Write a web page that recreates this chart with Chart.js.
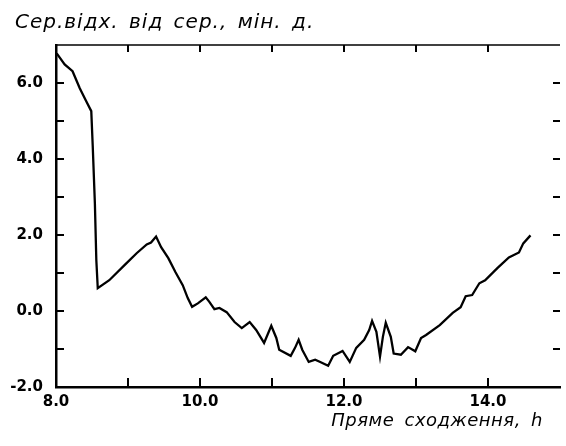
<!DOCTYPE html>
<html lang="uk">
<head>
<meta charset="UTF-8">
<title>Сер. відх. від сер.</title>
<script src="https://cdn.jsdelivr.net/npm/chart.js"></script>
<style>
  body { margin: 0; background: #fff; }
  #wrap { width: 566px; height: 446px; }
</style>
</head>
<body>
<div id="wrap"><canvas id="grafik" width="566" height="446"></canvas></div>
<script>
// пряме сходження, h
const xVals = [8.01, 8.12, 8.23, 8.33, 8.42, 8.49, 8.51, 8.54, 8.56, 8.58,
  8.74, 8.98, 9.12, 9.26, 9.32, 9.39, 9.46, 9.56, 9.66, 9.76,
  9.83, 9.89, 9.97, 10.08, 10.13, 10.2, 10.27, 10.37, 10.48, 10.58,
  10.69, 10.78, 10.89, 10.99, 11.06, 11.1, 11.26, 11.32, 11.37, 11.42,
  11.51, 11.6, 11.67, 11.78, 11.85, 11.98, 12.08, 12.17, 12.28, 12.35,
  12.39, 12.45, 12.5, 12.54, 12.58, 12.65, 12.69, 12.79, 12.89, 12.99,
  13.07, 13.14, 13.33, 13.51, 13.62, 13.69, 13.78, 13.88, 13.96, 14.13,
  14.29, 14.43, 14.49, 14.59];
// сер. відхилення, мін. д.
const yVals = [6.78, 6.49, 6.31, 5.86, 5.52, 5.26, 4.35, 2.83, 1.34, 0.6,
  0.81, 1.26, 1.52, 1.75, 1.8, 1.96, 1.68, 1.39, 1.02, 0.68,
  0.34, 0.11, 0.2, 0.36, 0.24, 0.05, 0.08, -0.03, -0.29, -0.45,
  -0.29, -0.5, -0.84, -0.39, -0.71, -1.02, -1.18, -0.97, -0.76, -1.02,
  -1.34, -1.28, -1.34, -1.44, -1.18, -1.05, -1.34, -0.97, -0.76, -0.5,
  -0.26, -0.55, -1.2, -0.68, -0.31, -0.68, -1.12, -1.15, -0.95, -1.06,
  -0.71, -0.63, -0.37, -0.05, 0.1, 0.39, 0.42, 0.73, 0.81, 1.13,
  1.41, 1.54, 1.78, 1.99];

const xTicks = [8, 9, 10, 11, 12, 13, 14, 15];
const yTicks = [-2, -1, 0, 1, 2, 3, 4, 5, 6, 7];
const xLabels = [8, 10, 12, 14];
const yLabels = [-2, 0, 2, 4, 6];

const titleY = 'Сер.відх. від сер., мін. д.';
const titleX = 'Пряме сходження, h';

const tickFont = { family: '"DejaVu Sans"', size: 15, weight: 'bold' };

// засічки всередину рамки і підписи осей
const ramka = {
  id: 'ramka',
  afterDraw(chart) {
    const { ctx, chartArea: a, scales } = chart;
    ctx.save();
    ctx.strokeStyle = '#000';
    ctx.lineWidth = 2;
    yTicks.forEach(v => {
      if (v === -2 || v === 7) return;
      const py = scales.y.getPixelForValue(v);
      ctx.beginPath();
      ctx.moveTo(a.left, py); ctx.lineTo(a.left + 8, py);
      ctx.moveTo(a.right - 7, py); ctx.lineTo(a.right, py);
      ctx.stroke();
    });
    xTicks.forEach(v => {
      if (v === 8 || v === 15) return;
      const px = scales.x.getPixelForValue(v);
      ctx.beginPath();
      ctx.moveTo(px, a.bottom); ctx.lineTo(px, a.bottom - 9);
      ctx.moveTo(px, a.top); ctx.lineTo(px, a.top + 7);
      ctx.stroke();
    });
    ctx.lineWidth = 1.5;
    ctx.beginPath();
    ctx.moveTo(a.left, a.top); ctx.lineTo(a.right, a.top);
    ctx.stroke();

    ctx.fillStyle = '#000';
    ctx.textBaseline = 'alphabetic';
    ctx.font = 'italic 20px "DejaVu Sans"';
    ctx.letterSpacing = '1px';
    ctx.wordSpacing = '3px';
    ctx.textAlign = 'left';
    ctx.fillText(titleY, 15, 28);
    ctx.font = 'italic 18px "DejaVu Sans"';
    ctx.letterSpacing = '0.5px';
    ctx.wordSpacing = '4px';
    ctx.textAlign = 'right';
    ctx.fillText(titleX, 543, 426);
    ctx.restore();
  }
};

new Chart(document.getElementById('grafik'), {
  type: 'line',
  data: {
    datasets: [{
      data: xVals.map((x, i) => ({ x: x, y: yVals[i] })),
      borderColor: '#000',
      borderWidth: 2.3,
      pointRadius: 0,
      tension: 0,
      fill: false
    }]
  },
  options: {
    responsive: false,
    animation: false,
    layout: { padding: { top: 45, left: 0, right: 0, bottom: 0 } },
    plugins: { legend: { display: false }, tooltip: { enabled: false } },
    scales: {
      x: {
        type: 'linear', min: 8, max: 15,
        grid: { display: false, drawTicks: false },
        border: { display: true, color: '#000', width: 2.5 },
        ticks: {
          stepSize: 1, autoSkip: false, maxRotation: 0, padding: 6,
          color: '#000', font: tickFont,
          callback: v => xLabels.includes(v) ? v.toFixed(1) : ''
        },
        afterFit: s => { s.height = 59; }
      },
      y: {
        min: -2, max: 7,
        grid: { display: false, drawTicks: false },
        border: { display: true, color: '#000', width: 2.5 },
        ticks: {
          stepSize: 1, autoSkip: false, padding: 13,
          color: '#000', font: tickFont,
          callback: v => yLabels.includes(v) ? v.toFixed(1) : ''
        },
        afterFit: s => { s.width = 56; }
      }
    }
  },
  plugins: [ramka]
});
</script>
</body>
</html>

☆ ☆ ☆ ☆ ☆ ☆ ☆

WORK TO BE COMPLETED:
Return each line exactly as written. Any picture gets left out.

RESPONSE TO THE EXERCISE:
Write a web page that recreates this chart with Chart.js.
<!DOCTYPE html>
<html lang="uk">
<head>
<meta charset="UTF-8">
<title>Сер. відх. від сер.</title>
<script src="https://cdn.jsdelivr.net/npm/chart.js"></script>
<style>
  body { margin: 0; background: #fff; }
  #wrap { width: 566px; height: 446px; }
</style>
</head>
<body>
<div id="wrap"><canvas id="grafik" width="566" height="446"></canvas></div>
<script>
// пряме сходження, h
const xVals = [8.01, 8.12, 8.23, 8.33, 8.42, 8.49, 8.51, 8.54, 8.56, 8.58,
  8.74, 8.98, 9.12, 9.26, 9.32, 9.39, 9.46, 9.56, 9.66, 9.76,
  9.83, 9.89, 9.97, 10.08, 10.13, 10.2, 10.27, 10.37, 10.48, 10.58,
  10.69, 10.78, 10.89, 10.99, 11.06, 11.1, 11.26, 11.32, 11.37, 11.42,
  11.51, 11.6, 11.67, 11.78, 11.85, 11.98, 12.08, 12.17, 12.28, 12.35,
  12.39, 12.45, 12.5, 12.54, 12.58, 12.65, 12.69, 12.79, 12.89, 12.99,
  13.07, 13.14, 13.33, 13.51, 13.62, 13.69, 13.78, 13.88, 13.96, 14.13,
  14.29, 14.43, 14.49, 14.59];
// сер. відхилення, мін. д.
const yVals = [6.78, 6.49, 6.31, 5.86, 5.52, 5.26, 4.35, 2.83, 1.34, 0.6,
  0.81, 1.26, 1.52, 1.75, 1.8, 1.96, 1.68, 1.39, 1.02, 0.68,
  0.34, 0.11, 0.2, 0.36, 0.24, 0.05, 0.08, -0.03, -0.29, -0.45,
  -0.29, -0.5, -0.84, -0.39, -0.71, -1.02, -1.18, -0.97, -0.76, -1.02,
  -1.34, -1.28, -1.34, -1.44, -1.18, -1.05, -1.34, -0.97, -0.76, -0.5,
  -0.26, -0.55, -1.2, -0.68, -0.31, -0.68, -1.12, -1.15, -0.95, -1.06,
  -0.71, -0.63, -0.37, -0.05, 0.1, 0.39, 0.42, 0.73, 0.81, 1.13,
  1.41, 1.54, 1.78, 1.99];

const xTicks = [8, 9, 10, 11, 12, 13, 14, 15];
const yTicks = [-2, -1, 0, 1, 2, 3, 4, 5, 6, 7];
const xLabels = [8, 10, 12, 14];
const yLabels = [-2, 0, 2, 4, 6];

const titleY = 'Сер.відх. від сер., мін. д.';
const titleX = 'Пряме сходження, h';

const tickFont = { family: '"DejaVu Sans"', size: 15, weight: 'bold' };

// засічки всередину рамки і підписи осей
const ramka = {
  id: 'ramka',
  afterDraw(chart) {
    const { ctx, chartArea: a, scales } = chart;
    ctx.save();
    ctx.strokeStyle = '#000';
    ctx.lineWidth = 2;
    yTicks.forEach(v => {
      if (v === -2 || v === 7) return;
      const py = scales.y.getPixelForValue(v);
      ctx.beginPath();
      ctx.moveTo(a.left, py); ctx.lineTo(a.left + 8, py);
      ctx.moveTo(a.right - 7, py); ctx.lineTo(a.right, py);
      ctx.stroke();
    });
    xTicks.forEach(v => {
      if (v === 8 || v === 15) return;
      const px = scales.x.getPixelForValue(v);
      ctx.beginPath();
      ctx.moveTo(px, a.bottom); ctx.lineTo(px, a.bottom - 9);
      ctx.moveTo(px, a.top); ctx.lineTo(px, a.top + 7);
      ctx.stroke();
    });
    ctx.lineWidth = 1.5;
    ctx.beginPath();
    ctx.moveTo(a.left, a.top); ctx.lineTo(a.right, a.top);
    ctx.stroke();

    ctx.fillStyle = '#000';
    ctx.textBaseline = 'alphabetic';
    ctx.font = 'italic 20px "DejaVu Sans"';
    ctx.letterSpacing = '1px';
    ctx.wordSpacing = '3px';
    ctx.textAlign = 'left';
    ctx.fillText(titleY, 15, 28);
    ctx.font = 'italic 18px "DejaVu Sans"';
    ctx.letterSpacing = '0.5px';
    ctx.wordSpacing = '4px';
    ctx.textAlign = 'right';
    ctx.fillText(titleX, 543, 426);
    ctx.restore();
  }
};

new Chart(document.getElementById('grafik'), {
  type: 'line',
  data: {
    datasets: [{
      data: xVals.map((x, i) => ({ x: x, y: yVals[i] })),
      borderColor: '#000',
      borderWidth: 2.3,
      pointRadius: 0,
      tension: 0,
      fill: false
    }]
  },
  options: {
    responsive: false,
    animation: false,
    layout: { padding: { top: 45, left: 0, right: 0, bottom: 0 } },
    plugins: { legend: { display: false }, tooltip: { enabled: false } },
    scales: {
      x: {
        type: 'linear', min: 8, max: 15,
        grid: { display: false, drawTicks: false },
        border: { display: true, color: '#000', width: 2.5 },
        ticks: {
          stepSize: 1, autoSkip: false, maxRotation: 0, padding: 6,
          color: '#000', font: tickFont,
          callback: v => xLabels.includes(v) ? v.toFixed(1) : ''
        },
        afterFit: s => { s.height = 59; }
      },
      y: {
        min: -2, max: 7,
        grid: { display: false, drawTicks: false },
        border: { display: true, color: '#000', width: 2.5 },
        ticks: {
          stepSize: 1, autoSkip: false, padding: 13,
          color: '#000', font: tickFont,
          callback: v => yLabels.includes(v) ? v.toFixed(1) : ''
        },
        afterFit: s => { s.width = 56; }
      }
    }
  },
  plugins: [ramka]
});
</script>
</body>
</html>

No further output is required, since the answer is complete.